Inputs to be defined

Most of the inputs needed to run the code are contained at the beginning of the main bash script copy_data.run. In particular MODEL_DATA_FOLDER where the processing is done (downloading of files and creation of pictures). NCFTP_BOOKMARK is the FTP bookmark to be defined in ncftp so that user and password don't need to be entered every time. We use a conda environment with all the packages needed to run the download/processing of the data so that we can easily run into crontab without the need to load any additional packages.

Parallelized donwload of data

Downloading and merging the data is one of the process that can take more time depending on the connection. For this reason this is fully parallelized making use of the GNU parallel utility.

#2-D variables
variables=("T_2M" "TD_2M" "U_10M" )
${parallel} -j ${N_CONCUR_PROCESSES} download_merge_2d_variable_cosmo_d2 ::: "${variables[@]}"

#3-D variables on pressure levels
variables=("T" "FI" "RELHUM" "U" "V")
${parallel} -j ${N_CONCUR_PROCESSES} download_merge_3d_variable_cosmo_d2 ::: "${variables[@]}"

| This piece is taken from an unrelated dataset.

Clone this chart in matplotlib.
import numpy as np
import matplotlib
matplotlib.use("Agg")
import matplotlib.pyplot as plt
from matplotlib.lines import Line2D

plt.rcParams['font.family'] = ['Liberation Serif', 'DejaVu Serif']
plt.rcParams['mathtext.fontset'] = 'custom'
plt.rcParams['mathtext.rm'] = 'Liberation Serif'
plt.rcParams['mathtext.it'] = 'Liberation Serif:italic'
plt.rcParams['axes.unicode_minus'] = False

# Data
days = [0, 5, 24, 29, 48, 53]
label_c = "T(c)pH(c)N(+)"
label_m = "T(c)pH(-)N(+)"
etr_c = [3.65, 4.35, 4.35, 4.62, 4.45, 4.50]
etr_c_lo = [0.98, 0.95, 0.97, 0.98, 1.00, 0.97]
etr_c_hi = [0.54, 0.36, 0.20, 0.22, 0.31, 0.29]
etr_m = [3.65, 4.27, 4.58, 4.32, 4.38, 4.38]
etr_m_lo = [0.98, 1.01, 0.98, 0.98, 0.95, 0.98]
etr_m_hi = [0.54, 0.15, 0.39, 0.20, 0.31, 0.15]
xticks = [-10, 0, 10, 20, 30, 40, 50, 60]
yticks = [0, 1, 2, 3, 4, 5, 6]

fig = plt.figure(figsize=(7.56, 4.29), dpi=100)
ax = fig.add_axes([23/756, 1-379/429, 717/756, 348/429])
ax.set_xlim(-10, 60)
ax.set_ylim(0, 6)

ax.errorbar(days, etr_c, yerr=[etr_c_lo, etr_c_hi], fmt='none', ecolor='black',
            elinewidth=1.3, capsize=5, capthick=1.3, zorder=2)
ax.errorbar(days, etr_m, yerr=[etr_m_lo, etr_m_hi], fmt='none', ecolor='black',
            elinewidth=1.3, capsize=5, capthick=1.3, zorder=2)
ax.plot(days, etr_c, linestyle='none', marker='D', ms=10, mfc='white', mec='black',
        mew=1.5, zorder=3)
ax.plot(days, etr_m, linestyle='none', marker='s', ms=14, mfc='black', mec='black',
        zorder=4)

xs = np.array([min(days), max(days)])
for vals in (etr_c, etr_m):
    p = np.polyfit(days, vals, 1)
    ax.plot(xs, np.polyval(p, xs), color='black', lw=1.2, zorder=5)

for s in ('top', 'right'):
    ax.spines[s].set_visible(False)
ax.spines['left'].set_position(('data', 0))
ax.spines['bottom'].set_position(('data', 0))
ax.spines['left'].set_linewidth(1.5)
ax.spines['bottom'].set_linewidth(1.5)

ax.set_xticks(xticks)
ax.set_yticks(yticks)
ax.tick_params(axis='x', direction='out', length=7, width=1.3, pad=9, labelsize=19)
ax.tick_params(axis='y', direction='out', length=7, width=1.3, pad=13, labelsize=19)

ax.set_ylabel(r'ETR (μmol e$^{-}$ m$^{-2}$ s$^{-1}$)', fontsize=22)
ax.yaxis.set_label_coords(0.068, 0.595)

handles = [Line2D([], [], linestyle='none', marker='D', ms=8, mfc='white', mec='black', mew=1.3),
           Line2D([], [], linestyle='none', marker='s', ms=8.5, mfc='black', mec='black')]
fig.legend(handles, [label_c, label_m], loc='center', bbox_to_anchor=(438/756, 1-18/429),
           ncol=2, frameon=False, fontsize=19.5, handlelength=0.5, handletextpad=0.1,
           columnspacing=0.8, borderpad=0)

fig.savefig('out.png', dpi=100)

The list of variables to download using such parallelization is provided as bash array. 2-D and 3-D variables have different routines: these are all defined in the common library functions_download_dwd.sh. The link to the DWD opendata server is also defined in this file.

Parallelized plotting

Plotting of the data is done using Python, but anyone could potentially use other software. This is also parallelized given that plotting routines are the most expensive part of the whole script and can take a lot of time (up to 2 hours depending on the load). This is make especially easier by the fact that the plotting scripts can be given as argument the projection so we can parallelize across multiple projections and script files, for example:

scripts=("plot_cape.py" "plot_gph_t_850.py")

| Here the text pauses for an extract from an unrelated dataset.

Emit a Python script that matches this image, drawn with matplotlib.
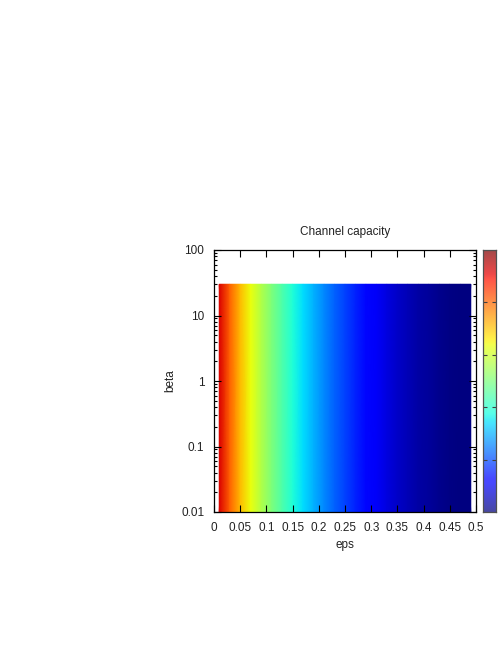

projections=("de" "it" "nord")

${parallel} -j ${N_CONCUR_PROCESSES} python ::: "${scripts[@]}" ::: "${projections[@]}"

Furthermore in every individual python script a parallelization using multiprocessing.Pool over chunks of the input timesteps is performed. This means that, using the same ${N_CONCUR_PROCESSES}, different plotting istances will act over chunks of 10 timesteps each to speed up the processes. The chunk size can be changed in utils.py. NOTE Depending on what is passed to multiprocessing.Pool.map in args you could get an error since some objects cannot be pickled. Make sure that you're passing only the necessary arrays for the plotting and not additional objects (e.g. pint arrays created by metpy may be the culprit of the error).

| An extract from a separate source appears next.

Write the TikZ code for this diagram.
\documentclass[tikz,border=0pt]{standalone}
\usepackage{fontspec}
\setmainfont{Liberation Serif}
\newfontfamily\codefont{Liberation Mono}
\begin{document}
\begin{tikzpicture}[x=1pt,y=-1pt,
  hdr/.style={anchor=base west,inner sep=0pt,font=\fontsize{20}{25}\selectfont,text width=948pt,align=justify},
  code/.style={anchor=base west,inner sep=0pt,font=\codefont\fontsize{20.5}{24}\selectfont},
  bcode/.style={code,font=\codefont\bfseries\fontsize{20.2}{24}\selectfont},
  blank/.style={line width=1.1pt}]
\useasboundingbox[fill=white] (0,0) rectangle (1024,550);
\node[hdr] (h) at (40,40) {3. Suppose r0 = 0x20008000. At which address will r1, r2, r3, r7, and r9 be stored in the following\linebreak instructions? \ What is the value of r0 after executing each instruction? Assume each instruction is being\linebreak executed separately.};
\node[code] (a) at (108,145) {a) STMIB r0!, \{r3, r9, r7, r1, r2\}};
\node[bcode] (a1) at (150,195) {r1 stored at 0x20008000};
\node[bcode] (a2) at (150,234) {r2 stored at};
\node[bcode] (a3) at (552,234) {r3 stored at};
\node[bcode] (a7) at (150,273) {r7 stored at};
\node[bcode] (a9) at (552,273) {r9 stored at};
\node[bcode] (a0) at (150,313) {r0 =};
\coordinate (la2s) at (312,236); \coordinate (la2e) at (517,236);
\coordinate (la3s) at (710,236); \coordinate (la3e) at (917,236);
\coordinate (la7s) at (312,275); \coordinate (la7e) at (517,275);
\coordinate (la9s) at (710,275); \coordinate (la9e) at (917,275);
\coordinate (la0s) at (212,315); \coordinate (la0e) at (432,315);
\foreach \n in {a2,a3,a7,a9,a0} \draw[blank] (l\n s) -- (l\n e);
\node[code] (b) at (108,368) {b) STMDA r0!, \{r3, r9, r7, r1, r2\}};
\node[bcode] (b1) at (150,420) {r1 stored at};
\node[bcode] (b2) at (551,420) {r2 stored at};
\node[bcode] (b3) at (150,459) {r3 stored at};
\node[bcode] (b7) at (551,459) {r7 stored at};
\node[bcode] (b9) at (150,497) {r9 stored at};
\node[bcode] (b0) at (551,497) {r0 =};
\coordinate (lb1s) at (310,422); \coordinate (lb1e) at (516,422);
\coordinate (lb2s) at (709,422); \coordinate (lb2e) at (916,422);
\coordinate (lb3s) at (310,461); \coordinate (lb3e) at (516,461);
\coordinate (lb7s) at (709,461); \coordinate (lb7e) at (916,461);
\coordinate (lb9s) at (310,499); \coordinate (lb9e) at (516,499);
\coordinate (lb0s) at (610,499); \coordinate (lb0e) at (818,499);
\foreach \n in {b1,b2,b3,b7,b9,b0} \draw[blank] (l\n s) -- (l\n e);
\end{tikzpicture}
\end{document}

Note that every Python script used for plotting has an option debug=True to allow some testing of the script before pushing it to production. When this option is activated the PNG figures will not be produced and the script will not be parallelized. Instead just 1 timestep will be processed and the figure will be shown in a window using the matplotlib backend.

Upload of the pictures

PNG pictures are uploaded to a FTP server defined in ncftp bookmarks. This operation is NOT parallelized because the FTP server may not allow concurrent connections.

Additional files

COSMO-D2 invariant data are automatically download by download_invariant_cosmo_d2. Shapefiles are included in the repository but can be replaced.